Problem statement> Leaving out every picture, retype the lines below from the top through the one that contains "v in values]".

Given information>
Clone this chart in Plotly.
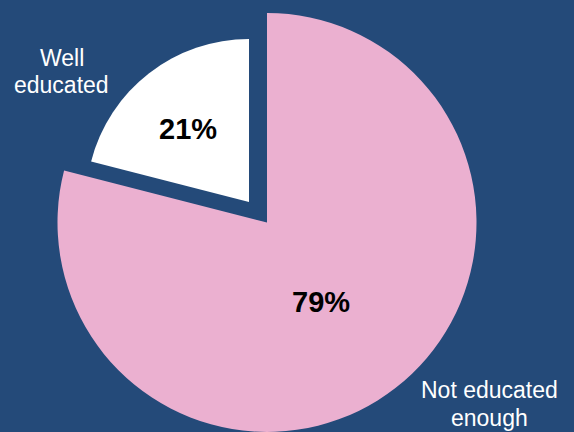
import plotly.graph_objects as go

labels = ["Not educated enough", "Well educated"]
label_lines = [["Not educated", "enough"], ["Well", "educated"]]
values = [79, 21]
colors = ["#ebb0d0", "#ffffff"]
bg = "#244a79"

W, H = 574, 432

def dom(cx, cy, r):
    return dict(x=[(cx - r) / W, (cx + r) / W],
                y=[max(0, 1 - (cy + r) / H), min(1, 1 - (cy - r) / H)])

pct = [f"{v}%" for v in values]

fig = go.Figure()
# main (pink) slice
fig.add_trace(go.Pie(
    labels=labels, values=values, sort=False, direction="clockwise", rotation=0,
    marker=dict(colors=[colors[0], "rgba(0,0,0,0)"], line=dict(width=0)),
    textinfo="none", domain=dom(267, 222.5, 209.5), showlegend=False,
    hoverinfo="label+percent",
))
# pulled-out (white) slice, drawn smaller
fig.add_trace(go.Pie(
    labels=labels, values=values, sort=False, direction="clockwise", rotation=0,
    marker=dict(colors=["rgba(0,0,0,0)", colors[1]], line=dict(width=0)),
    textinfo="none", domain=dom(249, 202, 163), showlegend=False,
    hoverinfo="label+percent",
))

pct_font = dict(family="Liberation Sans", size=29, color="black", weight="bold")
pct_pos = [(321, 302), (188, 129)]
for t, (px, py) in zip(pct, pct_pos):
    fig.add_annotation(text=t, x=px / W, y=1 - py / H, xref="paper", yref="paper",
                       showarrow=False, font=pct_font, xanchor="center", yanchor="middle")

lab_font = dict(family="Liberation Sans", size=23, color="white")
lab_pos = [[(489.5, 390), (489.5, 418)], [(61.5, 58), (61.5, 85)]]
for lines, poss in zip(label_lines, lab_pos):
    for t, (px, py) in zip(lines, poss):
        fig.add_annotation(text=t, x=px / W, y=1 - py / H, xref="paper", yref="paper",
                           showarrow=False, font=lab_font, xanchor="center", yanchor="middle")

fig.update_layout(width=W, height=H, margin=dict(l=0, r=0, t=0, b=0),
                  paper_bgcolor=bg, plot_bgcolor=bg)
fig.write_html("out.html")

Output>
Clone this chart in Plotly.
import plotly.graph_objects as go

labels = ["Not educated enough", "Well educated"]
label_lines = [["Not educated", "enough"], ["Well", "educated"]]
values = [79, 21]
colors = ["#ebb0d0", "#ffffff"]
bg = "#244a79"

W, H = 574, 432

def dom(cx, cy, r):
    return dict(x=[(cx - r) / W, (cx + r) / W],
                y=[max(0, 1 - (cy + r) / H), min(1, 1 - (cy - r) / H)])

pct = [f"{v}%" for v in values]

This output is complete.